Когда осмотрелась, в памяти возникли слова Гоголя, знакомые нам с детства: «в одном департаменте служил один чиновник…» Но подлинная фамилия моего Башмачкина была Волков и, как я узнала потом, он стряпал мерзкие «дела», подсказанные обстоятельствами, приказаний и распаленной плотоядной фантазией.
— Ну-с, теперь рассказывайте о вашей террористической деятельности, — начал он. — В подготовке какого террористического акта вы участвовали по заданию контрреволюционного троцкистско-зиновьевского центра? — Он, очевидно, получил задание от Райхмана или от начальника отдела, вызывавшего меня, добавить мне пункт 8-й — террор, а срок продлить до 8 лет.
Снова те же перепевы о связях, подполье, сборищах, снова словесные сталкивания с десятками фамилий, подложное приписывание встреч, указаний, действий… Не скажу, что меня допросы не волновали, но уже не корежили и не подавляли. Вызывал Волков три-четыре раза. Наконец, я сказала:
— Поздно теперь, вам надо было начать с террора в первую ночь. Возможно, тогда призрак террора произвел бы на меня впечатление, сейчас — уже не больно, а смешно. Время вами упущено, ничего не выйдет.

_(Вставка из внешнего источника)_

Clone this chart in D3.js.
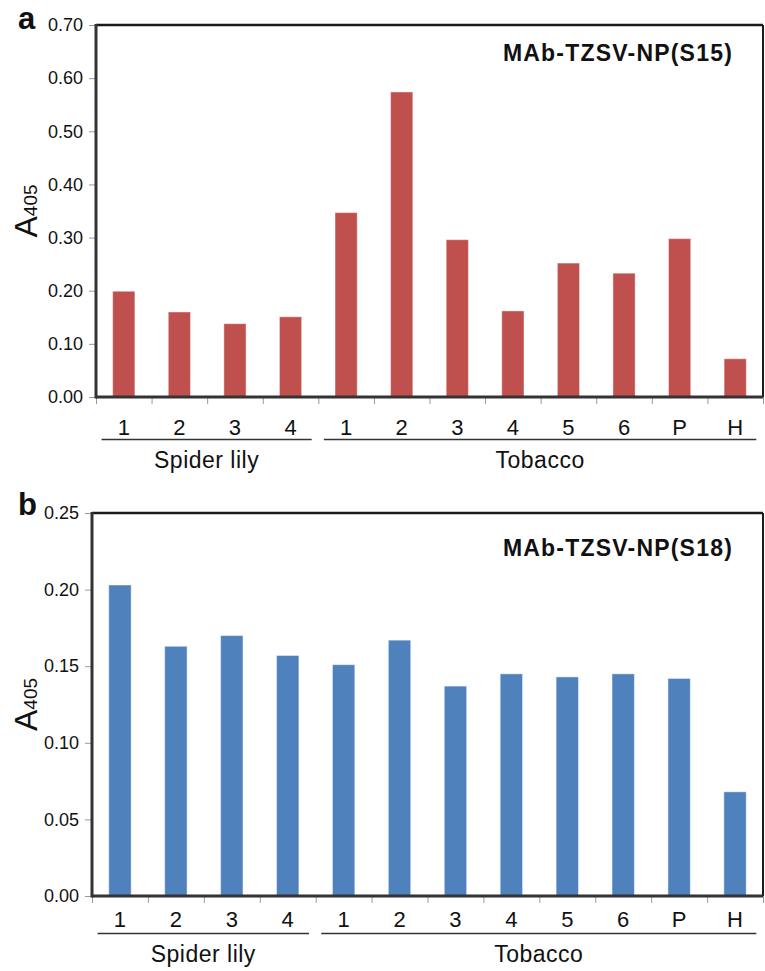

Психологический поединок со следователем Волковым я выиграла сравнительно легко, тогда как Райхман заставлял меня мучительно страдать. Так закончился последний доп рос. По решению ОСО (особого совещания) при НКВД я получила 5 лет заключения за «контрреволюционную троцкистскую деятельность» или сокращенно — «кртд».
В то время, в 1936 году, совершенно не задумывались над формулировками обвинения. Достаточно было общей формулы — «кртд», под которой можно было подразумевать что угодно или даже ничего — расшифровки не требовалось. ОСО она вполне удовлетворяла. На нас ставили определенное политическое тавро, как в крупных сельских хозяйствах называют всех коров, родившихся в один год — на одну определенную букву. (Клейма на одежде тогда не носили ни в тюрьмах, ни в лагерях. Они появились позднее, после войны, когда был учтен «опыт» фашистских лагерей и созданы строго режимные и каторжные лагеря.)